Given task:
Only the lines from the one with "Generate a LaTeX" through the one with "(0,0) rectangle (24.42,-15.78);", inclusive, should be echoed exactly; pictures are left out.

Stored entries
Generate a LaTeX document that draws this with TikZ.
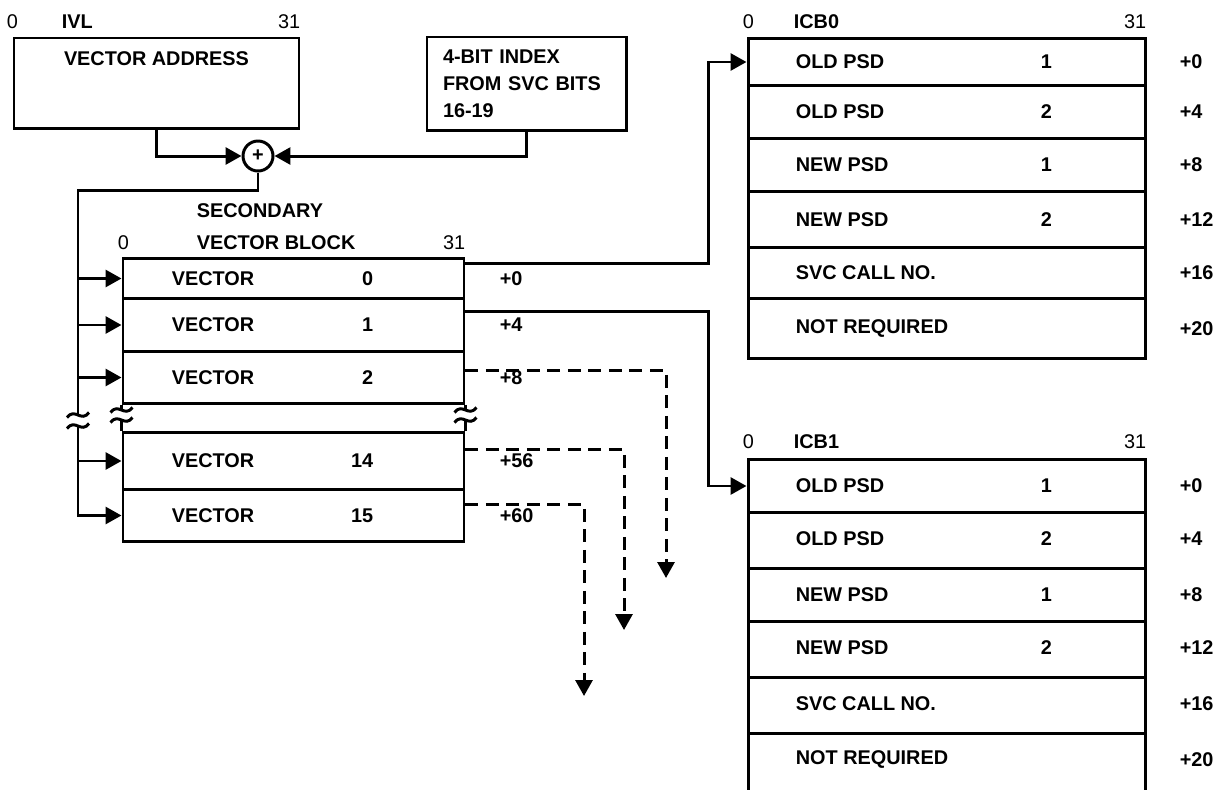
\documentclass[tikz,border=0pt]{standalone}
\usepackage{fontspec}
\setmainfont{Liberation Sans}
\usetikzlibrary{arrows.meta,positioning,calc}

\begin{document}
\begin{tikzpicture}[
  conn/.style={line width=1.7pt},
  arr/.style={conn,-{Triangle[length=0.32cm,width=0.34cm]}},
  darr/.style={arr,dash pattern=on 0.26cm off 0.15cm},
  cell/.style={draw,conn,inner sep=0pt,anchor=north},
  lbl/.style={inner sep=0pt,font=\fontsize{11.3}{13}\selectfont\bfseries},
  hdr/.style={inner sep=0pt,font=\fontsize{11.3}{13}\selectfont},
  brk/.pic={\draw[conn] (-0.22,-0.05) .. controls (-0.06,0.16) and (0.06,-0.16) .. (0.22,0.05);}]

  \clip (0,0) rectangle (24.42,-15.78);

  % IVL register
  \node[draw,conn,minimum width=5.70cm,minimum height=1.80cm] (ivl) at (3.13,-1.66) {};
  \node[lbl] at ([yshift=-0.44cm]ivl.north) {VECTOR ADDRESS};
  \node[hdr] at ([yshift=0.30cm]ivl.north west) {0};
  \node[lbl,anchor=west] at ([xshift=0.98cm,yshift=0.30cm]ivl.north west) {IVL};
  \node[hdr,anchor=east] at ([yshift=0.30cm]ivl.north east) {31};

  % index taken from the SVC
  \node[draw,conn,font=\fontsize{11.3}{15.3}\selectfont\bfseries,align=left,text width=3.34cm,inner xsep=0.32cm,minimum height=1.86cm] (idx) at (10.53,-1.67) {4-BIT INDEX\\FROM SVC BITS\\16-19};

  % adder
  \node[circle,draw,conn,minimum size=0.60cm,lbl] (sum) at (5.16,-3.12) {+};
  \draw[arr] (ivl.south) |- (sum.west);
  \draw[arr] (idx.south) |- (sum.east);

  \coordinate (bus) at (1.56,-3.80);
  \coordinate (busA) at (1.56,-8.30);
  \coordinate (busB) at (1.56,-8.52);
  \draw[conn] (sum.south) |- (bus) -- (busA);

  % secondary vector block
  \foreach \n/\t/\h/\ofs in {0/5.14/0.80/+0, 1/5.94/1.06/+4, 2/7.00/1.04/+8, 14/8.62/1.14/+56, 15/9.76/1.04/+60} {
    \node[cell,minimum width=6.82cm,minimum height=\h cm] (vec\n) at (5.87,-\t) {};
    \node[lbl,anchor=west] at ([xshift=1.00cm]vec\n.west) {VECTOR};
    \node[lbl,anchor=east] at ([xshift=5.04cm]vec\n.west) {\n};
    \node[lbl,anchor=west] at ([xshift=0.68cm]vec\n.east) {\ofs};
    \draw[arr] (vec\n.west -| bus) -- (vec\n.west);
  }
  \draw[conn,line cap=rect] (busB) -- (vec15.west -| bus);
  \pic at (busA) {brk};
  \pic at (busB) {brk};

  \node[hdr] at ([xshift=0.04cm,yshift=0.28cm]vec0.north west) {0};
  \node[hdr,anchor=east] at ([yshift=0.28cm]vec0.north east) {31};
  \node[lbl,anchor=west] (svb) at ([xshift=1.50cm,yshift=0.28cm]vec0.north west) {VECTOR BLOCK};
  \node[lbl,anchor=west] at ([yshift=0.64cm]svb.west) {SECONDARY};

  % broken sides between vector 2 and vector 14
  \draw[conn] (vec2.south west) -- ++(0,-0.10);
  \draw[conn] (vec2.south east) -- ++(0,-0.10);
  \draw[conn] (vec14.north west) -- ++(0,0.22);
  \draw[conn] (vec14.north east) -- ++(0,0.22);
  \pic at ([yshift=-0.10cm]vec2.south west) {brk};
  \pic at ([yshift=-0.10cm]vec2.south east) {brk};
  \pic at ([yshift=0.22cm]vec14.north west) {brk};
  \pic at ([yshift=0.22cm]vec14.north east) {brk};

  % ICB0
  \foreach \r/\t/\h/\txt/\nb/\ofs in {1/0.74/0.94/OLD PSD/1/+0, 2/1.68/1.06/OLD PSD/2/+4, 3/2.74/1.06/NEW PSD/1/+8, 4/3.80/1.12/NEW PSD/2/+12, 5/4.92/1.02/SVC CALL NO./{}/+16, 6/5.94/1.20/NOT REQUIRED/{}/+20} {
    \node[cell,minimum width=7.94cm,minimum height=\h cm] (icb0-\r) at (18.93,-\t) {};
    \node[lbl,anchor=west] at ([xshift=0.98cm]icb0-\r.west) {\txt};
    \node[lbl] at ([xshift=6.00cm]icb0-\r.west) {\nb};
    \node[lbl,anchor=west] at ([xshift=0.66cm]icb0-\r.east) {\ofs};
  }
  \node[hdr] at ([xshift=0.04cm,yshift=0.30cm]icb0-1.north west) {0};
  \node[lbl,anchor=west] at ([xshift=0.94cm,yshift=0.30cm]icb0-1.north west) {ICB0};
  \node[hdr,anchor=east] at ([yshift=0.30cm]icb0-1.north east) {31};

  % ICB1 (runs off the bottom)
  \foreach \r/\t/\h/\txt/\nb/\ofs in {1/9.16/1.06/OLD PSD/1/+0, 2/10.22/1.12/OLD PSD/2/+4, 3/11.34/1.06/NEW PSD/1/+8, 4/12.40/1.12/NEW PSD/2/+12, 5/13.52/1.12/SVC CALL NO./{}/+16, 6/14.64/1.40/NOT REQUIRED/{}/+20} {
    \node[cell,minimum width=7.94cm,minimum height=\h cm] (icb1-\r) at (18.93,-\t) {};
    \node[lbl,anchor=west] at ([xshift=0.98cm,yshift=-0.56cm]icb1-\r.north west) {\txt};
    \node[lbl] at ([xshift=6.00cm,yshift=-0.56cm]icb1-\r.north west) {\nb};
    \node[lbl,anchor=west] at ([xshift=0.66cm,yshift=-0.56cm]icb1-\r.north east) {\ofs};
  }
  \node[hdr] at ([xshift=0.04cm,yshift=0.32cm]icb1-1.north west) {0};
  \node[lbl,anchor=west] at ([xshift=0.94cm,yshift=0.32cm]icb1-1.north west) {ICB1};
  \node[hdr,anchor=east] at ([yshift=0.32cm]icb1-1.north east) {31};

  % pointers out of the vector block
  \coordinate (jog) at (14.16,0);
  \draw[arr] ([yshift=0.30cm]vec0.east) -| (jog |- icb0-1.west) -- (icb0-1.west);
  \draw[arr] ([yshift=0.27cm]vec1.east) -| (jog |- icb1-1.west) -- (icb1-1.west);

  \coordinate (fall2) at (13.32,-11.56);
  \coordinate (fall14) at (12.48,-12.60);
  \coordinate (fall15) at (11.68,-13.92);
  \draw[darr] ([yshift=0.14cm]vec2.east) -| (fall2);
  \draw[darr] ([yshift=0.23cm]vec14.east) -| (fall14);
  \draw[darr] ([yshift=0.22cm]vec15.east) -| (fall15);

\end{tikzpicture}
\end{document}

...

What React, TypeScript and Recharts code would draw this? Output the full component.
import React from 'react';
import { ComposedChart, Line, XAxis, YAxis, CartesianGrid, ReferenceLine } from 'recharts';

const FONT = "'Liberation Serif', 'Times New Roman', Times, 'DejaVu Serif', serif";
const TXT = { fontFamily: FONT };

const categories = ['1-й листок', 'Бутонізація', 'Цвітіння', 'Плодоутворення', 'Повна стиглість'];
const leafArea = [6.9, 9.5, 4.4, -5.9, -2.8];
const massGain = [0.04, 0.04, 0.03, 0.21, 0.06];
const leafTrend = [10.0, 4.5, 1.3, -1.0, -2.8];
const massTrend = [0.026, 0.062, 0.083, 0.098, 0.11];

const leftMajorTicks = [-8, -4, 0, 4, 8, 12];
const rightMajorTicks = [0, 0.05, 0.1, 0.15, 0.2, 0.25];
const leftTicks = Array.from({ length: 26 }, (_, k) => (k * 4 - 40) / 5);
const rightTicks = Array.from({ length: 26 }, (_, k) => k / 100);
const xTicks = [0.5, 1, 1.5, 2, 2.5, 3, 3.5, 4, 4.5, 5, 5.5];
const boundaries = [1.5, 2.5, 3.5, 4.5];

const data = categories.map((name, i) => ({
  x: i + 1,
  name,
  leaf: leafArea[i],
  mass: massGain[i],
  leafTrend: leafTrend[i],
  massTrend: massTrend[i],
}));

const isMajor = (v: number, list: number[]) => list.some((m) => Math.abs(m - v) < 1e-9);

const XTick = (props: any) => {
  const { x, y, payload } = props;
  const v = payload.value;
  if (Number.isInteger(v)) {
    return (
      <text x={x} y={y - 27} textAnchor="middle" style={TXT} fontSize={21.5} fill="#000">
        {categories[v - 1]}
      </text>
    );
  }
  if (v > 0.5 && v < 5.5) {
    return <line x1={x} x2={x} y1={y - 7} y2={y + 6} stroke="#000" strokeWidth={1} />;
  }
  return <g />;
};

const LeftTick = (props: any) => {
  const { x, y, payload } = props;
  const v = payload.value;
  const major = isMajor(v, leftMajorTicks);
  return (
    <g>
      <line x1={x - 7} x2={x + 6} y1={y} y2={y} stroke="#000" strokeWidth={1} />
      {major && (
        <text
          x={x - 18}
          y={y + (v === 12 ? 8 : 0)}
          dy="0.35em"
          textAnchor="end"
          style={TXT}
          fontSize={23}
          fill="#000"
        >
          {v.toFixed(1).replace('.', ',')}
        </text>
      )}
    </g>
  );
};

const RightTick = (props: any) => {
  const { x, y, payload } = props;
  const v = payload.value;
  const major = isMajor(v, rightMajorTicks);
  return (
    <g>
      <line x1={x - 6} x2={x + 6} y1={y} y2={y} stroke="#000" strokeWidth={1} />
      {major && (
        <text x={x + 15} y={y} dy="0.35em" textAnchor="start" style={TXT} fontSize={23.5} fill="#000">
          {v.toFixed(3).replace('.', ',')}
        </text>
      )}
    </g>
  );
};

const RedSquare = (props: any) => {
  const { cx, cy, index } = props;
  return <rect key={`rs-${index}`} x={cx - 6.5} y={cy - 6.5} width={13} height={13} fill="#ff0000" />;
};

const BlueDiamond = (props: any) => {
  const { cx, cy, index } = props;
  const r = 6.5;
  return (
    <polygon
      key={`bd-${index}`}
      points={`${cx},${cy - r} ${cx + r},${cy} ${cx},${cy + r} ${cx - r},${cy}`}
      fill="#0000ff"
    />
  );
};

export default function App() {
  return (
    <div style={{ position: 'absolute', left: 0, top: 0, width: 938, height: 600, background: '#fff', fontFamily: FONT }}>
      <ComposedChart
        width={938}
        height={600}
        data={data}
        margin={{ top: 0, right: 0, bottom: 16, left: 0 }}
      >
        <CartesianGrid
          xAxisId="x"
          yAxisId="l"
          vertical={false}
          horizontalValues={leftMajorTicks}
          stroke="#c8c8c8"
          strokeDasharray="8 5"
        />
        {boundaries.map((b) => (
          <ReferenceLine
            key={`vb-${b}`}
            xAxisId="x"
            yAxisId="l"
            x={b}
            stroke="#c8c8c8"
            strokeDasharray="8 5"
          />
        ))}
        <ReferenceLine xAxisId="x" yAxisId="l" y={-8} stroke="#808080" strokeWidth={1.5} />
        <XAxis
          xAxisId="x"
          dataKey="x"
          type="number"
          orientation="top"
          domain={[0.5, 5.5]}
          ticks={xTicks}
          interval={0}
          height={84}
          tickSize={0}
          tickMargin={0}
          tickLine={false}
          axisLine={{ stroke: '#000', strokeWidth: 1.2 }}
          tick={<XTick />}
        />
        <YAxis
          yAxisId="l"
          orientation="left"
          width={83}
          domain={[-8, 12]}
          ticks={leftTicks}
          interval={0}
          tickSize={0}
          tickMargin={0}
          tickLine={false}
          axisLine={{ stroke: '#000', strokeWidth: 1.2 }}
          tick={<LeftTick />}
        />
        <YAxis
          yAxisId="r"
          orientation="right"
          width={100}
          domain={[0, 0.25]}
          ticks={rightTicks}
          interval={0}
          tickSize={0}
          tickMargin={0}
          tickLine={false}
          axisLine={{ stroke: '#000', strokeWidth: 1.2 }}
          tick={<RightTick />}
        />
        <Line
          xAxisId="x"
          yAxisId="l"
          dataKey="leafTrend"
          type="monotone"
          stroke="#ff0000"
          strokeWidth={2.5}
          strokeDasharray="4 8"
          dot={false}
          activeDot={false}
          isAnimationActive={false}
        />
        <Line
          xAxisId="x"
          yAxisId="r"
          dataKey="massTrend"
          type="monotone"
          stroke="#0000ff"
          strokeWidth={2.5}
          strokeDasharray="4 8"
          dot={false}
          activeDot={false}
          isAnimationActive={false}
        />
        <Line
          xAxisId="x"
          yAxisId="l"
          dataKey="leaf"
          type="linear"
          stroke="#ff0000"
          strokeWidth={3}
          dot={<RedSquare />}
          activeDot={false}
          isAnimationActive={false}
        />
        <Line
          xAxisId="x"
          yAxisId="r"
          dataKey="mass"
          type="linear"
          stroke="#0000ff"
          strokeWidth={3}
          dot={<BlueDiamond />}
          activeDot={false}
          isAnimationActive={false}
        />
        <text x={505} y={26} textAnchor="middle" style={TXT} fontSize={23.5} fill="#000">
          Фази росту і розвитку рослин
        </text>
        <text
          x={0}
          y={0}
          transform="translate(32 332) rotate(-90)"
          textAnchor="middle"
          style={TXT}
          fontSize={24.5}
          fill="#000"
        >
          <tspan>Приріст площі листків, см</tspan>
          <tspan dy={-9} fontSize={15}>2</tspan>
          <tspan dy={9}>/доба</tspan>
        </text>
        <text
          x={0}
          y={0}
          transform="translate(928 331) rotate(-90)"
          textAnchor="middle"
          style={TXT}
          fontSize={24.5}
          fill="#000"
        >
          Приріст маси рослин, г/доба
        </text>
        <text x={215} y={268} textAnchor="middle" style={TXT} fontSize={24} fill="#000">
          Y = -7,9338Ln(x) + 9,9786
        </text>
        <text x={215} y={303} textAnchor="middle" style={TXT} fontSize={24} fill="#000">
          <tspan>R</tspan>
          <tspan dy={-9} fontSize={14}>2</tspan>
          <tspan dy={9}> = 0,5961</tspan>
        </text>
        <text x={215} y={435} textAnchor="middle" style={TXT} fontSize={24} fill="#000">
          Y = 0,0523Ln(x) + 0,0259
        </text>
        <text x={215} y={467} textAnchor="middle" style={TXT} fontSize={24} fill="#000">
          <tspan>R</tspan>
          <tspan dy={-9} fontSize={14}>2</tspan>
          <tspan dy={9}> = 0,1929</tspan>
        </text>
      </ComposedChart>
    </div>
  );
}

Solution for this task:
Generate a LaTeX document that draws this with TikZ.
\documentclass[tikz,border=0pt]{standalone}
\usepackage{fontspec}
\setmainfont{Liberation Sans}
\usetikzlibrary{arrows.meta,positioning,calc}

\begin{document}
\begin{tikzpicture}[
  conn/.style={line width=1.7pt},
  arr/.style={conn,-{Triangle[length=0.32cm,width=0.34cm]}},
  darr/.style={arr,dash pattern=on 0.26cm off 0.15cm},
  cell/.style={draw,conn,inner sep=0pt,anchor=north},
  lbl/.style={inner sep=0pt,font=\fontsize{11.3}{13}\selectfont\bfseries},
  hdr/.style={inner sep=0pt,font=\fontsize{11.3}{13}\selectfont},
  brk/.pic={\draw[conn] (-0.22,-0.05) .. controls (-0.06,0.16) and (0.06,-0.16) .. (0.22,0.05);}]

  \clip (0,0) rectangle (24.42,-15.78);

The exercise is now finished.